Translated by Krzysztof Fijalkowski

p.88 this definition from the Shitao that has to be read literally: painting is 'below the heavens', or in the world, 'the great rule of modification-continuation' (Li Wancai 1966: Chapter 3)... The two form a couple, 'modification' and 'transformation' (Chapters 6 and 7).

p.106 The Chinese painter therefore paints not 'forms of being' but 'trans-formations'

p.108 The 'mountain' is not an object but a resource... the painter releases... the capacity.

p.118 Emergence through 'energy-resonance'... has been made the first principle of painting in China... All later theoreticians only repeat this canonical formula and vary it, none of them dreaming of bringing it into question

p.119 the art of the painter is certainly an art of representation, but it should not get bogged down in representation; it certainly produces visible forms, but these are of value only as conformations of invisible energy.

p.199 Beauty provokes the gaze, holds it captive, it is reveted to it and petrified.

p.205 There is 'life' precisely in the sense in which an unfolding to come is implicated.
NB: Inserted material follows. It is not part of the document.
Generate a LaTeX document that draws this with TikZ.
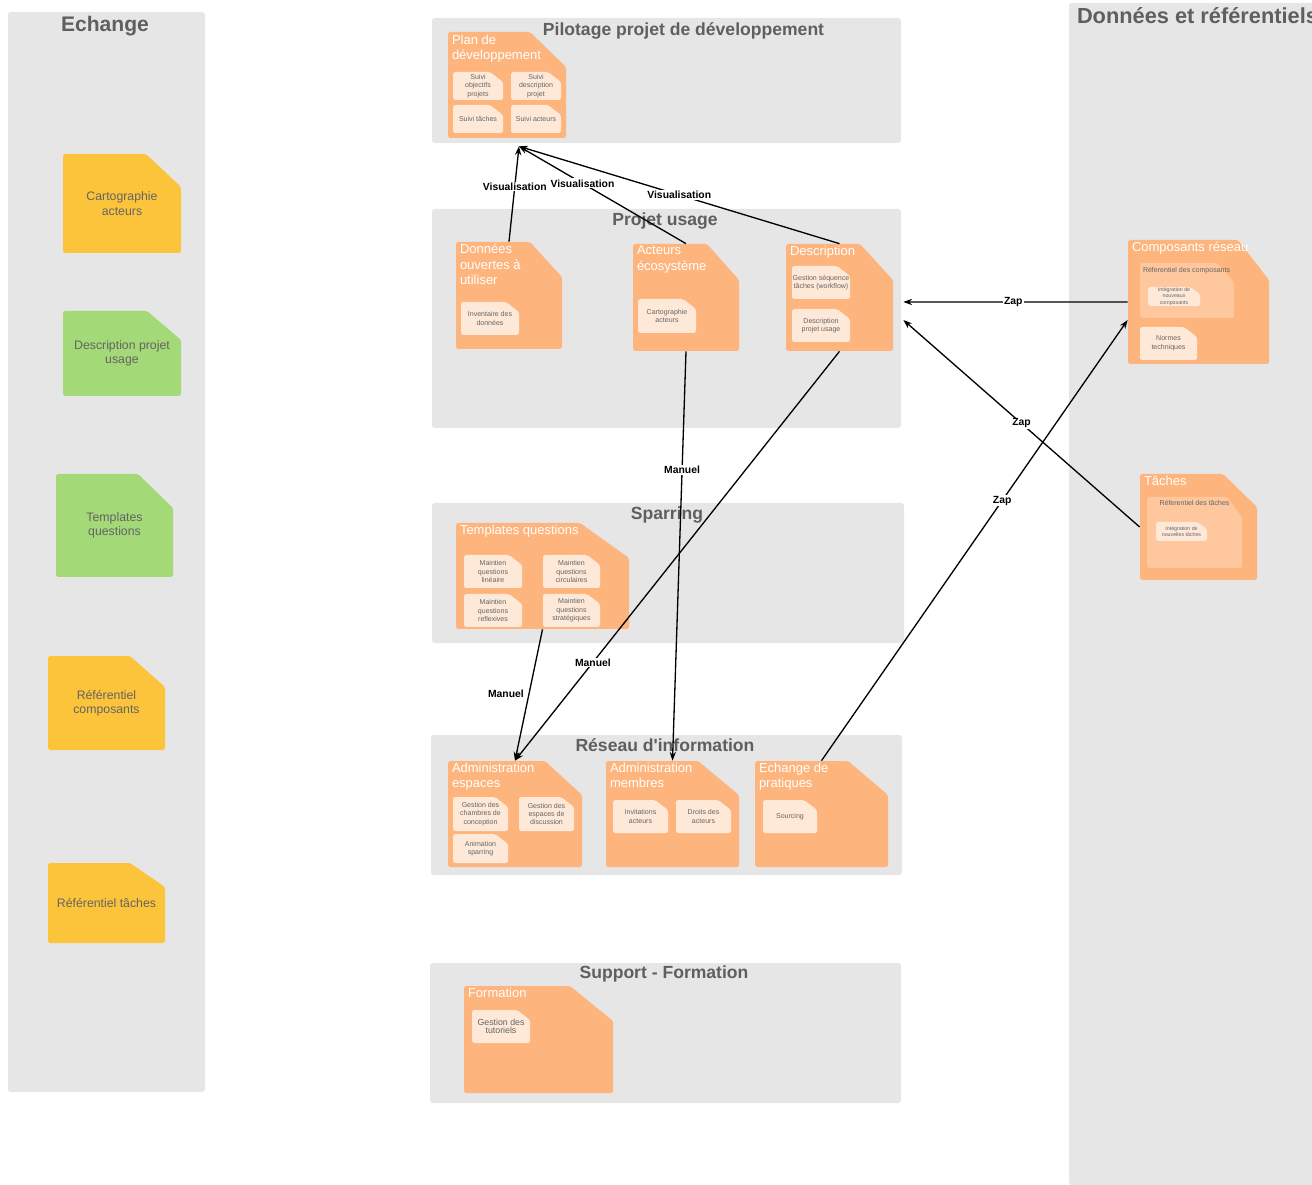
\documentclass[tikz,border=0pt]{standalone}
\usepackage{fontspec}
\setmainfont{Liberation Sans}
\usetikzlibrary{calc,arrows.meta,positioning,fit}
\definecolor{panelGray}{RGB}{230,230,230}
\definecolor{titleGray}{RGB}{95,95,95}
\definecolor{textGray}{RGB}{100,100,100}
\definecolor{cardOrange}{RGB}{254,180,125}
\definecolor{cardLight}{RGB}{254,233,217}
\definecolor{cardMid}{RGB}{255,199,157}
\definecolor{noteYellow}{RGB}{252,196,58}
\definecolor{noteGreen}{RGB}{163,217,119}

\newcommand{\fiche}[8]{%
  \fill[#2, rounded corners=1pt] (#3,#4) -- (#5-#7,#4) -- (#5,#4+#8) -- (#5,#6) -- (#3,#6) -- cycle;
  \node[fit={(#3,#4) (#5,#6)}, inner sep=0pt] (#1) {};}
\newcommand{\sousfiche}[6]{%
  \fiche{#1}{cardLight}{#2}{#3}{#4}{#5}{13}{10}
  \node[subtxt] (#1-t) at (#1) {#6};}
\newcommand{\couloir}[5]{%
  \fill[panelGray, rounded corners=1.5pt] (#2,#3) rectangle (#4,#5);
  \node[fit={(#2,#3) (#4,#5)}, inner sep=0pt] (#1) {};}

\begin{document}
\begin{tikzpicture}[x=0.02cm, y=-0.02cm,
  cardtitle/.style={anchor=north west, inner sep=0pt, text=white, align=left, font=\fontsize{7.4}{8.8}\selectfont},
  subtxt/.style={inner sep=0pt, text=textGray, align=center, font=\fontsize{4}{4.8}\selectfont},
  notetxt/.style={inner sep=0pt, text=textGray, align=center, font=\fontsize{7}{8.2}\selectfont},
  lanetitle/.style={anchor=base, inner sep=0pt, text=titleGray, font=\bfseries\fontsize{10}{12}\selectfont},
  reftxt/.style={anchor=north west, inner sep=0pt, text=textGray, font=\fontsize{4}{4.8}\selectfont},
  fleche/.style={line width=0.75pt, black, -{Stealth[length=5pt,width=3.6pt]}},
  lbl/.style={fill=white, inner sep=0.6pt, font=\bfseries\fontsize{5.9}{7}\selectfont}]
\useasboundingbox (0,0) rectangle (1312,1185);
\clip (0,0) rectangle (1312,1185);

\couloir{echange}{8}{12}{205}{1092}
\node[lanetitle, font=\bfseries\fontsize{12}{14}\selectfont] (echange-t) at ($(echange.north)+(-1.5,20)$) {Echange};
\couloir{referentiels}{1069}{3}{1340}{1185}
\node[lanetitle, anchor=base west, font=\bfseries\fontsize{12.4}{14}\selectfont] (referentiels-t) at ($(referentiels.north west)+(8,21)$) {Données et référentiels};
\couloir{pilotage}{432}{18}{901}{143}
\node[lanetitle] (pilotage-t) at ($(pilotage.north)+(17,18)$) {Pilotage projet de développement};
\couloir{usage}{432}{209}{901}{428}
\node[lanetitle] (usage-t) at ($(usage.north)+(-1.5,17)$) {Projet usage};
\couloir{sparring}{432}{503}{904}{643}
\node[lanetitle] (sparring-t) at ($(sparring.north)+(-1,17)$) {Sparring};
\couloir{reseau}{431}{735}{902}{875}
\node[lanetitle] (reseau-t) at ($(reseau.north)+(-1.5,17)$) {Réseau d\textquotesingle information};
\couloir{support}{430}{963}{901}{1103}
\node[lanetitle] (support-t) at ($(support.north)+(-1.5,16)$) {Support - Formation};

\fiche{cartonote}{noteYellow}{63}{154}{181}{253}{35}{33}
\node[notetxt] (cartonote-t) at (cartonote) {Cartographie\\acteurs};
\fiche{descnote}{noteGreen}{63}{311}{181}{396}{34}{29}
\node[notetxt] (descnote-t) at (descnote) {Description projet\\usage};
\fiche{templnote}{noteGreen}{56}{474}{173}{577}{35}{34}
\node[notetxt] (templnote-t) at (templnote) {Templates\\questions};
\fiche{refcompnote}{noteYellow}{48}{656}{165}{750}{35}{31}
\node[notetxt] (refcompnote-t) at (refcompnote) {Référentiel\\composants};
\fiche{reftachnote}{noteYellow}{48}{863}{165}{943}{35}{24}
\node[notetxt] (reftachnote-t) at (reftachnote) {Référentiel tâches};

\fiche{plan}{cardOrange}{448}{32}{566}{138}{36}{35}
\node[cardtitle] (plan-t) at ($(plan.north west)+(4,3)$) {Plan de\\développement};
\sousfiche{suiviobj}{453}{72}{503}{100}{Suivi\\objectifs\\projets}
\sousfiche{suividesc}{511}{72}{561}{100}{Suivi\\description\\projet}
\sousfiche{suivitach}{453}{105}{503}{133}{Suivi tâches}
\sousfiche{suiviact}{511}{105}{561}{133}{Suivi acteurs}

\fiche{ouvertes}{cardOrange}{456}{242}{562}{349}{32}{35}
\node[cardtitle] (ouvertes-t) at ($(ouvertes.north west)+(4,2)$) {Données\\ouvertes à\\utiliser};
\sousfiche{inventaire}{461}{302}{519}{335}{Inventaire des\\données}
\fiche{acteurs}{cardOrange}{633}{244}{739}{351}{32}{36}
\node[cardtitle] (acteurs-t) at ($(acteurs.north west)+(4,2)$) {Acteurs\\écosystème};
\sousfiche{cartoact}{638}{299}{696}{333}{Cartographie\\acteurs}
\fiche{description}{cardOrange}{786}{244}{893}{351}{33}{36}
\node[cardtitle] (description-t) at ($(description.north west)+(4,2)$) {Description};
\sousfiche{sequence}{792}{266}{850}{299}{Gestion séquence\\tâches (workflow)}
\sousfiche{descusage}{792}{309}{850}{342}{Description\\projet usage}

\fiche{templates}{cardOrange}{456}{523}{629}{629}{49}{35}
\node[cardtitle] (templates-t) at ($(templates.north west)+(4,2)$) {Templates questions};
\sousfiche{lineaire}{464}{555}{522}{588}{Maintien\\questions\\linéaire}
\sousfiche{circulaire}{543}{555}{600}{588}{Maintien\\questions\\circulaires}
\sousfiche{reflexive}{464}{594}{522}{627}{Maintien\\questions\\reflexives}
\sousfiche{strategique}{543}{594}{600}{627}{Maintien\\questions\\stratégiques}

\fiche{admespaces}{cardOrange}{448}{761}{582}{867}{37}{34}
\node[cardtitle] (admespaces-t) at ($(admespaces.north west)+(4,2)$) {Administration\\espaces};
\sousfiche{chambres}{453}{797}{508}{831}{Gestion des\\chambres de\\conception}
\sousfiche{discussion}{519}{797}{574}{831}{Gestion des\\espaces de\\discussion}
\sousfiche{animation}{453}{834}{508}{863}{Animation\\sparring}
\fiche{admmembres}{cardOrange}{606}{761}{739}{867}{41}{34}
\node[cardtitle] (admmembres-t) at ($(admmembres.north west)+(4,2)$) {Administration\\membres};
\sousfiche{invitations}{613}{800}{668}{833}{Invitations\\acteurs}
\sousfiche{droits}{676}{800}{731}{833}{Droits des\\acteurs}
\fiche{pratiques}{cardOrange}{755}{761}{888}{867}{40}{34}
\node[cardtitle] (pratiques-t) at ($(pratiques.north west)+(4,2)$) {Echange de\\pratiques};
\sousfiche{sourcing}{763}{800}{817}{833}{Sourcing}

\fiche{formation}{cardOrange}{464}{986}{613}{1093}{43}{35}
\node[cardtitle] (formation-t) at ($(formation.north west)+(4,2)$) {Formation};
\sousfiche{tutoriels}{472}{1010}{530}{1043}{\fontsize{5}{6}\selectfont Gestion des\\\fontsize{5}{6}\selectfont tutoriels}

\fiche{composants}{cardOrange}{1128}{240}{1269}{364}{31}{40}
\node[cardtitle] (composants-t) at ($(composants.north west)+(4,2)$) {Composants réseau};
\fiche{refcomp}{cardMid}{1140}{263}{1234}{318}{17}{19}
\node[reftxt] (refcomp-t) at ($(refcomp.north west)+(3,4)$) {Réferentiel des composants};
\fiche{integcomp}{cardLight}{1148}{287}{1200}{306}{10}{7}
\node[subtxt, font=\fontsize{3}{3.6}\selectfont] (integcomp-t) at (integcomp) {Intégration de\\nouveaux\\composants};
\sousfiche{normes}{1140}{327}{1197}{360}{Normes\\techniques}

\fiche{taches}{cardOrange}{1140}{474}{1257}{580}{34}{33}
\node[cardtitle] (taches-t) at ($(taches.north west)+(4,2)$) {Tâches};
\fiche{reftach}{cardMid}{1147}{497}{1242}{568}{15}{20}
\node[reftxt, anchor=north] (reftach-t) at ($(reftach.north)+(0,3)$) {Réferentiel des tâches};
\fiche{integtach}{cardLight}{1156}{522}{1207}{541}{10}{7}
\node[subtxt, font=\fontsize{3}{3.6}\selectfont] (integtach-t) at (integtach) {Intégration de\\nouvelles tâches};

\coordinate (pilin) at ($(pilotage.south)+(-147.5,3)$);
\coordinate (usagein1) at ($(usage.east)+(2,-16.5)$);
\coordinate (usagein2) at ($(usage.east)+(2,1.5)$);
\coordinate (compin) at ($(composants.west)+(0,18)$);

\draw[fleche] (ouvertes.north) -- node[lbl, pos=.58] (vis1) {Visualisation} (pilin);
\draw[fleche] (acteurs.north) -- node[lbl, pos=.62] (vis2) {Visualisation} (pilin);
\draw[fleche] (description.north) -- node[lbl, pos=.5] (vis3) {Visualisation} (pilin);
\draw[fleche] (acteurs.south) -- node[lbl, pos=.29] (man1) {Manuel} (admmembres.north);
\draw[fleche] (description.south) -- node[lbl, pos=.76] (man2) {Manuel} (admespaces.north);
\draw[fleche] (templates.south) -- node[lbl, pos=.49, anchor=east, xshift=-2] (man3) {Manuel} (admespaces.north);
\draw[fleche] (composants.west) -- node[lbl, pos=.51] (zap1) {Zap} (usagein1);
\draw[fleche] (taches.west) -- node[lbl, pos=.5] (zap2) {Zap} (usagein2);
\draw[fleche] (pratiques.north) -- node[lbl, pos=.59] (zap3) {Zap} (compin);
\end{tikzpicture}
\end{document}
p.206 'Living', in short, amounts to being pregnant, in other words, to be teeming with possibilities for development.

[JLJ - Living consistently returns to managing a predicament - at times full of possibility, yet at times with few or no choices.]

p.208 'The painter's products stand before us,' said Plato, 'as though they were alive'

[JLJ - Well, the same is true for a film, except we permit ourselves to escape into the illusion, which we find pleasurable.]

p.214 Such is the problem with which the beautiful is finally confronted - it is resultative and terminal at the heart of the visible; it does not go deeper from the visible to the invisible. It integrates, totalizes, harmonizes, but does not permit a surpassing. It stops and hence eternalizes, instead of calling upon a development to come - the very one that Chinese painting has promoted as being 'life'.

[JLJ - Jullien forgets that sound - music - can be beautiful, so beauty is not confined to the visual.]